The report observed that the latest data from the World Gold Council shows an “increase in central bank buying in the fourth quarter.” Central banks bought a net 333 tonnes of gold in Q4 of 2024, up from 194 tonnes in Q3 of the same year and a net 1,045 tonnes in 2024, after buying a net 1,051 tonnes in 2023 and a record 1,080 tonnes in 2022. “Central banks have now been net buyers of gold to the tune of 3,093 tonnes since the US seizure of Russian foreign exchange reserves in late February 2022 with the outbreak of the conflict in Ukraine. 

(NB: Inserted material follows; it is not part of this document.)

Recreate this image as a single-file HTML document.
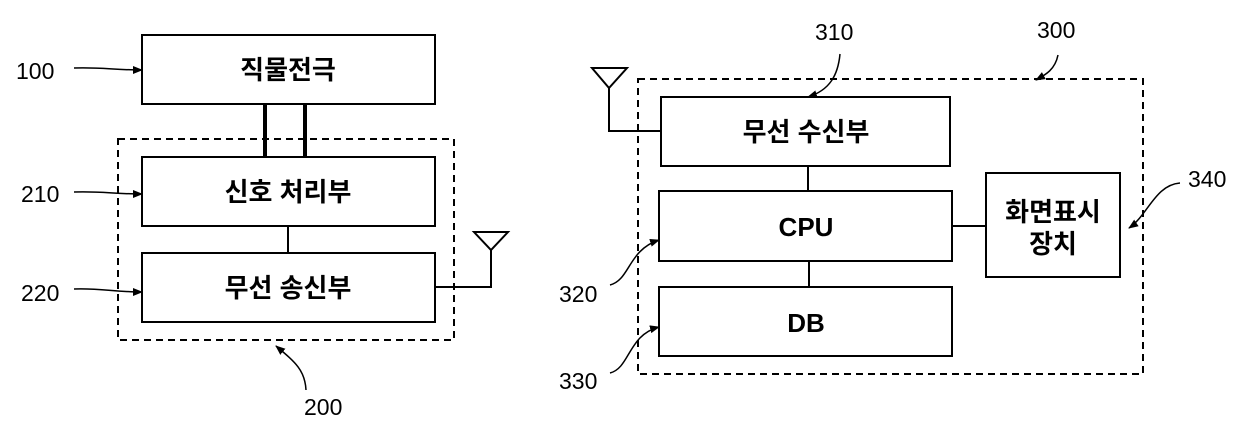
<!DOCTYPE html>
<html><head><meta charset="utf-8"><style>
html,body{margin:0;padding:0;background:#fff;}
svg{display:block;}
.t{font-family:"Liberation Sans","Noto Sans CJK KR",sans-serif;font-weight:bold;font-size:26px;fill:#000;}
.n{font-family:"Liberation Sans","Noto Sans CJK KR",sans-serif;font-size:23px;fill:#000;}
</style></head><body>
<svg width="1239" height="431" viewBox="0 0 1239 431" xmlns="http://www.w3.org/2000/svg">
<defs><marker id="a" markerWidth="10" markerHeight="8" refX="9" refY="4" orient="auto" markerUnits="userSpaceOnUse"><path d="M0,0 L10,4 L0,8 Z" fill="#000"/></marker></defs>
<g fill="none" stroke="#000" stroke-width="2">
<rect x="142" y="35" width="293" height="69"/>
<rect x="142" y="157" width="293" height="69"/>
<rect x="142" y="253" width="293" height="69"/>
<rect x="118" y="139" width="336" height="201" stroke-dasharray="7,5"/>
<line x1="265" y1="104" x2="265" y2="157" stroke-width="4"/>
<line x1="305" y1="104" x2="305" y2="157" stroke-width="4"/>
<line x1="288" y1="226" x2="288" y2="253"/>
<polyline points="435,287 491,287 491,250"/>
<polygon points="474,232 508,232 491,250"/>
<rect x="661" y="97" width="289" height="69"/>
<rect x="659" y="191" width="293" height="70"/>
<rect x="659" y="287" width="293" height="69"/>
<rect x="986" y="173" width="134" height="104"/>
<rect x="638" y="79" width="505" height="295" stroke-dasharray="7,5"/>
<polyline points="609,88 609,131 661,131"/>
<polygon points="592,68 627,68 609,88"/>
<line x1="808" y1="166" x2="808" y2="191"/>
<line x1="809" y1="261" x2="809" y2="287"/>
<line x1="952" y1="226" x2="986" y2="226"/>
<g stroke-width="1.5" marker-end="url(#a)">
<path d="M74,68 C100,67 115,70 142,70"/>
<path d="M74,192 C100,191 115,194 142,194"/>
<path d="M74,289 C100,288 115,292 142,292"/>
<path d="M306,390 C305,370 295,362 276,346"/>
<path d="M840,54 C838,75 830,90 808,97"/>
<path d="M1058,55 C1055,70 1045,75 1036,80"/>
<path d="M1180,183 C1155,185 1148,215 1129,228"/>
<path d="M610,285 C630,280 628,250 659,240"/>
<path d="M610,373 C630,368 628,335 659,327"/>
</g>
</g>
<text class="t" x="288" y="79" text-anchor="middle">직물전극</text>
<text class="t" x="288" y="201" text-anchor="middle">신호 처리부</text>
<text class="t" x="288" y="297" text-anchor="middle">무선 송신부</text>
<text class="t" x="806" y="141" text-anchor="middle">무선 수신부</text>
<text class="t" x="806" y="236" text-anchor="middle">CPU</text>
<text class="t" x="806" y="332" text-anchor="middle">DB</text>
<text class="t" x="1053" y="221" text-anchor="middle">화면표시</text>
<text class="t" x="1053" y="253" text-anchor="middle">장치</text>
<text class="n" x="16" y="79">100</text>
<text class="n" x="21" y="202">210</text>
<text class="n" x="21" y="301">220</text>
<text class="n" x="304" y="415">200</text>
<text class="n" x="815" y="40">310</text>
<text class="n" x="1037" y="38">300</text>
<text class="n" x="1188" y="187">340</text>
<text class="n" x="559" y="302">320</text>
<text class="n" x="559" y="389">330</text>
</svg>
</body></html>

GREED & fear repeats the point that that event marked a breakdown in the longstanding negative correlation between US real interest rates and gold bullion. For related reasons, gold has been able to keep rallying despite a strong US dollar,” it added.

Inflation & rate easing by US Fed

The GREED & fear report expects that “US inflation will settle structurally higher.” The report highlighted that US headline CPI rose by 0.5% MoM and 3.0% YoY in January, above the consensus estimates of 0.3% MoM and 2.9% YoY.

“Unsurprisingly, the bond market sold off on the news with the 10-year yield 95bps higher than when the Fed commenced easing in September, 2024,” explained Woods and added that the “money markets are still assuming renewed easing later this year, as is GREED & fear, even if this week’s data has further confirmed a Fed on hold. The Fed funds futures now expect 30bp of rate cut by the end of 2025”

As for the Treasury bond market, “the base case remains that it is in a structural bear market. Still investors need to keep a close eye on what is going on with Elon Musk at DOGE. If he stays in Washington for six months he can do a lot,” observed Chris Wood in his detailed analysis of the evolving global dynamics.